Your task is to retype the lines from the opening of the material through the line that includes "ax_b = fig.add_axes([0.5757, 0.1461, 0.4164, 0.8288])". Do not copy the pictures.

• **Dataset excerpt**:
┄┄┄┄┄┄┄┄┄┄┄┄┄┄┄┄┄┄┄┄

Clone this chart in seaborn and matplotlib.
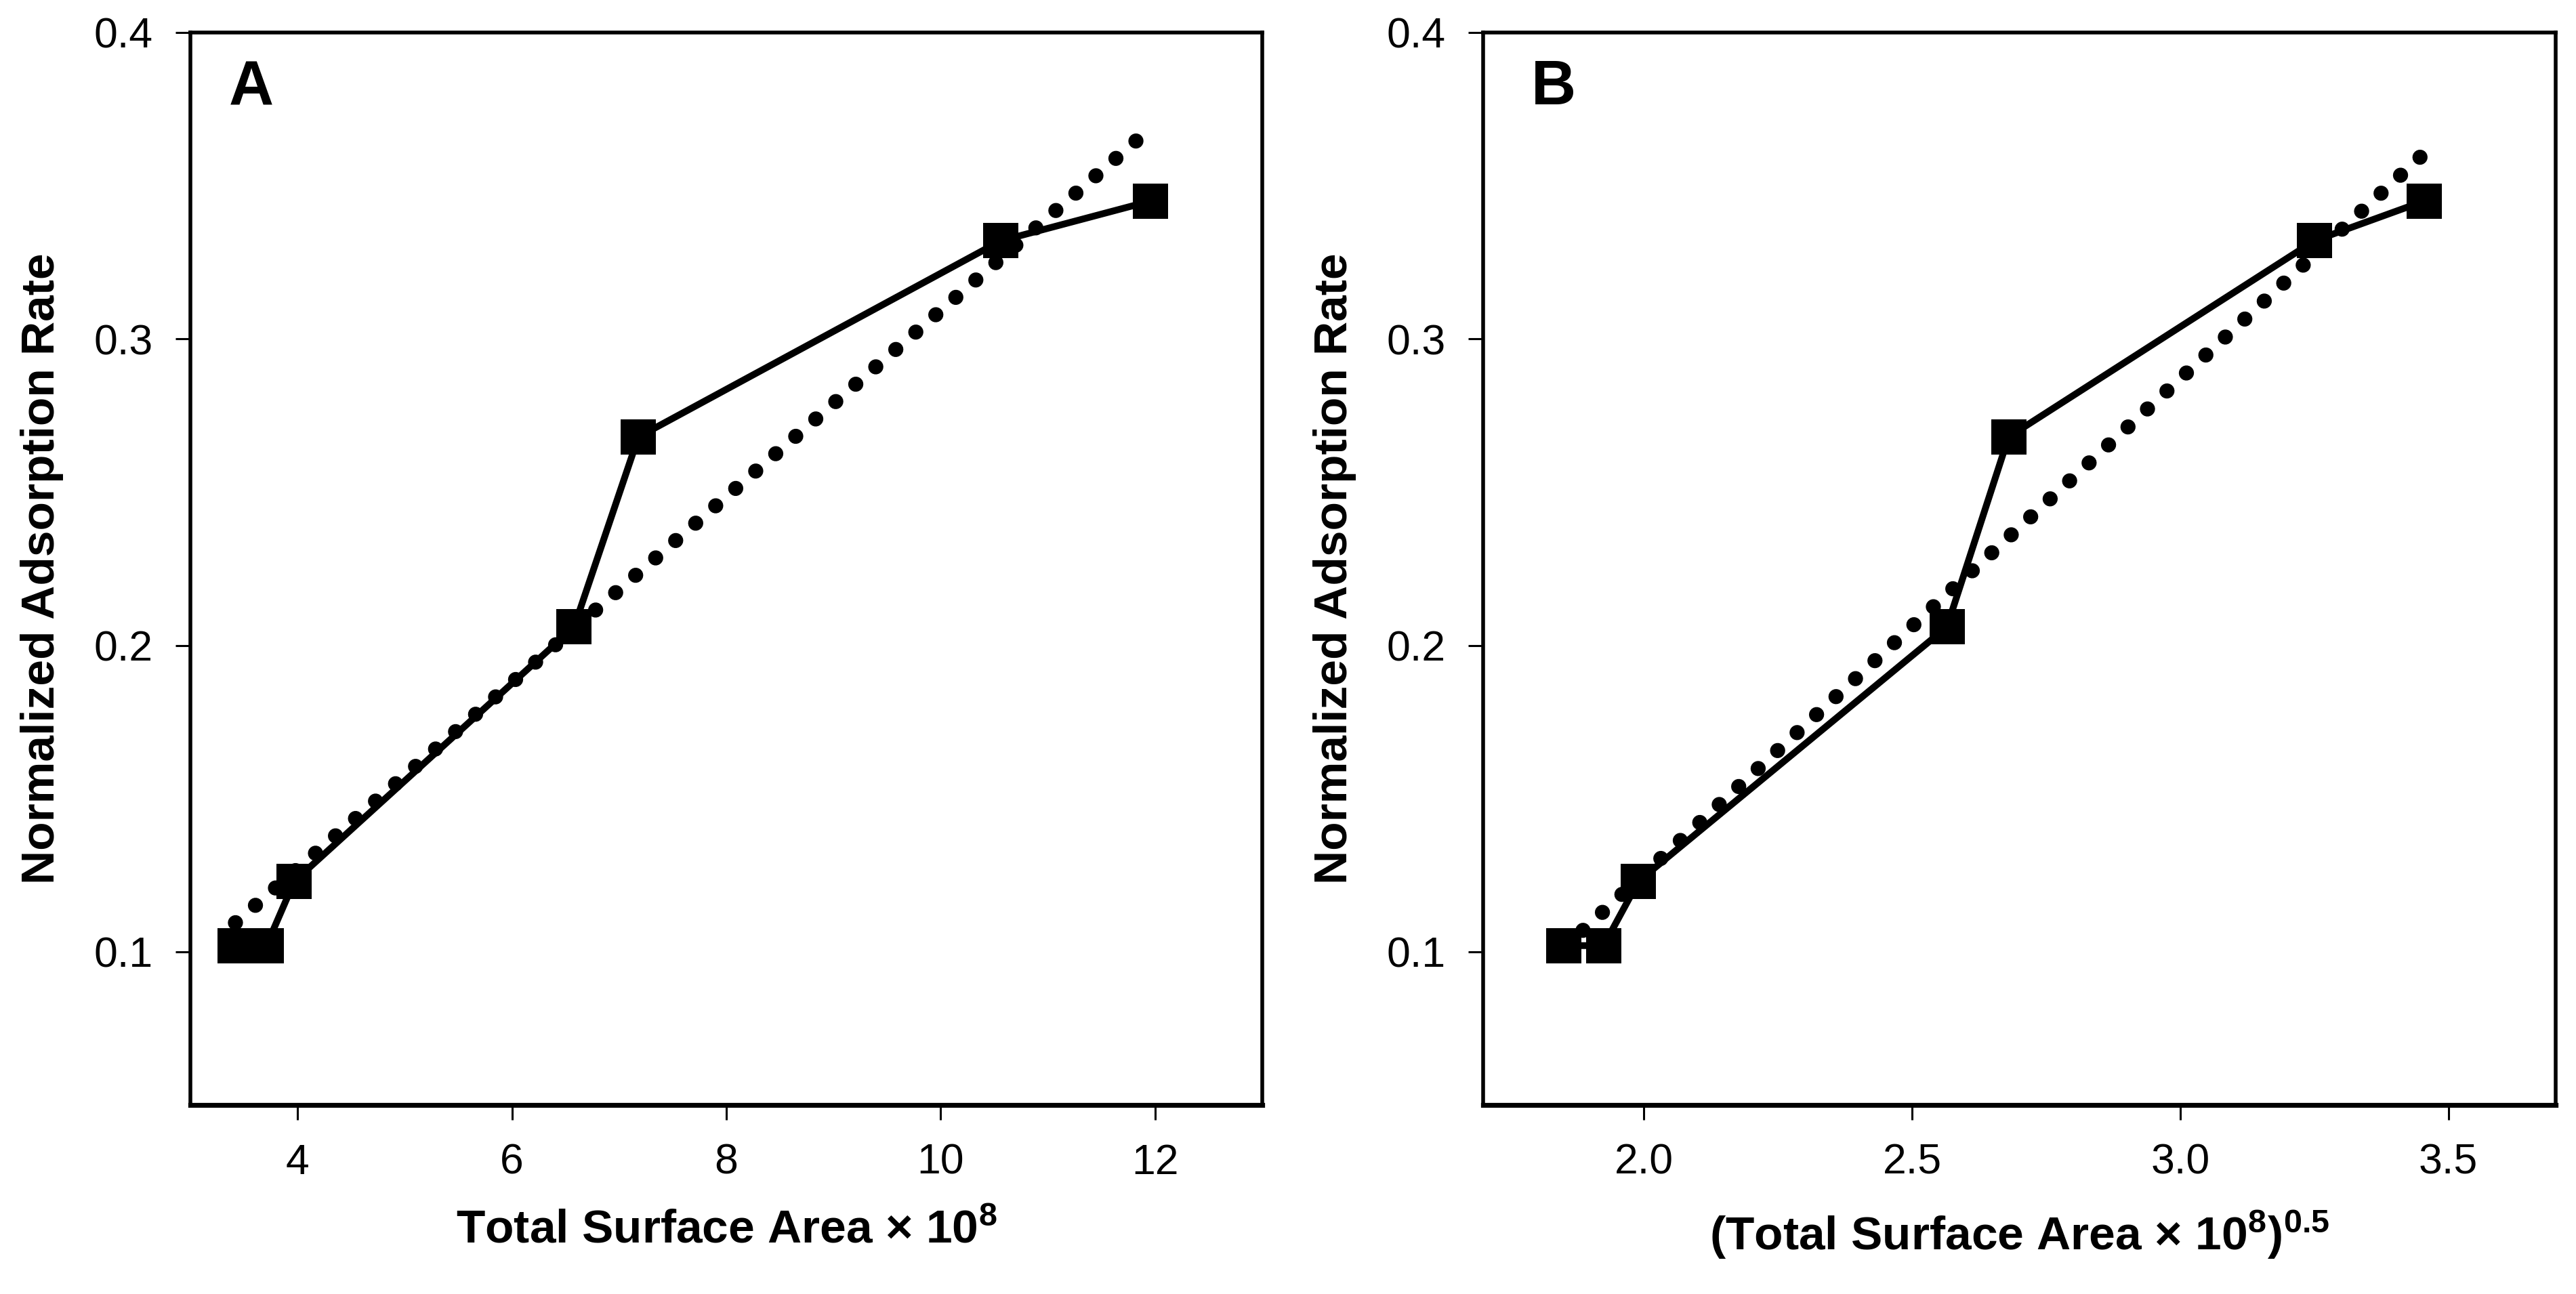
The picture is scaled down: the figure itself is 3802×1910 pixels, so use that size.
import numpy as np
import pandas as pd
import matplotlib
matplotlib.use("Agg")
import matplotlib.pyplot as plt
import seaborn as sns

# values
area_a = [3.42, 3.71, 3.97, 6.58, 7.18, 10.56, 11.96]
area_b = [1.85, 1.925, 1.99, 2.565, 2.68, 3.25, 3.455]
rate = [0.102, 0.102, 0.123, 0.206, 0.268, 0.332, 0.345]

y_ticks = [0.1, 0.2, 0.3, 0.4]
x_ticks_a = [4, 6, 8, 10, 12]
x_ticks_b = [2.0, 2.5, 3.0, 3.5]

df = pd.DataFrame({"area": area_a, "area_sqrt": area_b, "rate": rate})

sns.set_style("ticks")
plt.rcParams["font.family"] = ["Liberation Sans", "DejaVu Sans"]
plt.rcParams["text.color"] = "black"
plt.rcParams["axes.labelcolor"] = "black"
plt.rcParams["mathtext.fontset"] = "custom"
plt.rcParams["mathtext.rm"] = "Liberation Sans"
plt.rcParams["mathtext.bf"] = "Liberation Sans:bold"
plt.rcParams["mathtext.default"] = "bf"

fig = plt.figure(figsize=(19.01, 9.55), dpi=200)
ax_a = fig.add_axes([0.0739, 0.1461, 0.4161, 0.8288])
ax_b = fig.add_axes([0.5757, 0.1461, 0.4164, 0.8288])

panels = [
    (ax_a, "area", (3, 13), x_ticks_a, "A", 0.036,
     r"Total Surface Area × 10$^{8}$"),
    (ax_b, "area_sqrt", (1.7, 3.7), x_ticks_b, "B", 0.045,
     r"(Total Surface Area × 10$^{8}$)$^{0.5}$"),
]

for ax, xcol, xlim, xticks, tag, tag_x, xlabel in panels:
    sns.regplot(
        data=df, x=xcol, y="rate", ax=ax, ci=None, scatter=False,
        line_kws=dict(color="black", lw=8, ls=(0, (0.01, 1.75)),
                      dash_capstyle="round", zorder=2),
    )
    sns.lineplot(
        data=df, x=xcol, y="rate", ax=ax, color="black", lw=3.6,
        marker="s", markersize=19, markeredgewidth=0, zorder=3,
    )
    ax.set_xlim(*xlim)
    ax.set_ylim(0.05, 0.4)
    ax.set_xticks(xticks)
    ax.set_yticks(y_ticks)
    if tag == "B":
        ax.set_xticklabels([f"{t:.1f}" for t in xticks])
    ax.set_yticklabels([f"{t:.1f}" for t in y_ticks])
    ax.tick_params(axis="both", direction="out", length=8, width=1.1,
                   pad=12, labelsize=22.5, color="black", labelcolor="black")
    for side in ["top", "right", "left", "bottom"]:
        ax.spines[side].set_visible(True)
        ax.spines[side].set_linewidth(2.0)
        ax.spines[side].set_color("black")
    ax.spines["bottom"].set_linewidth(2.6)
    ax.set_xlabel(xlabel, fontsize=25, fontweight="bold", labelpad=14,
                  color="black")
    ax.set_ylabel("Normalized Adsorption Rate", fontsize=25,
                  fontweight="bold", labelpad=16, color="black")
    ax.text(tag_x, 0.933, tag, transform=ax.transAxes, fontsize=33,
            fontweight="bold", va="baseline", ha="left", color="black")

fig.savefig("out.png", dpi=200)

┄┄┄┄┄┄┄┄┄┄┄┄┄┄┄┄┄┄┄┄

• **Response for this exercise**:
Clone this chart in seaborn and matplotlib.
The picture is scaled down: the figure itself is 3802×1910 pixels, so use that size.
import numpy as np
import pandas as pd
import matplotlib
matplotlib.use("Agg")
import matplotlib.pyplot as plt
import seaborn as sns

# values
area_a = [3.42, 3.71, 3.97, 6.58, 7.18, 10.56, 11.96]
area_b = [1.85, 1.925, 1.99, 2.565, 2.68, 3.25, 3.455]
rate = [0.102, 0.102, 0.123, 0.206, 0.268, 0.332, 0.345]

y_ticks = [0.1, 0.2, 0.3, 0.4]
x_ticks_a = [4, 6, 8, 10, 12]
x_ticks_b = [2.0, 2.5, 3.0, 3.5]

df = pd.DataFrame({"area": area_a, "area_sqrt": area_b, "rate": rate})

sns.set_style("ticks")
plt.rcParams["font.family"] = ["Liberation Sans", "DejaVu Sans"]
plt.rcParams["text.color"] = "black"
plt.rcParams["axes.labelcolor"] = "black"
plt.rcParams["mathtext.fontset"] = "custom"
plt.rcParams["mathtext.rm"] = "Liberation Sans"
plt.rcParams["mathtext.bf"] = "Liberation Sans:bold"
plt.rcParams["mathtext.default"] = "bf"

fig = plt.figure(figsize=(19.01, 9.55), dpi=200)
ax_a = fig.add_axes([0.0739, 0.1461, 0.4161, 0.8288])
ax_b = fig.add_axes([0.5757, 0.1461, 0.4164, 0.8288])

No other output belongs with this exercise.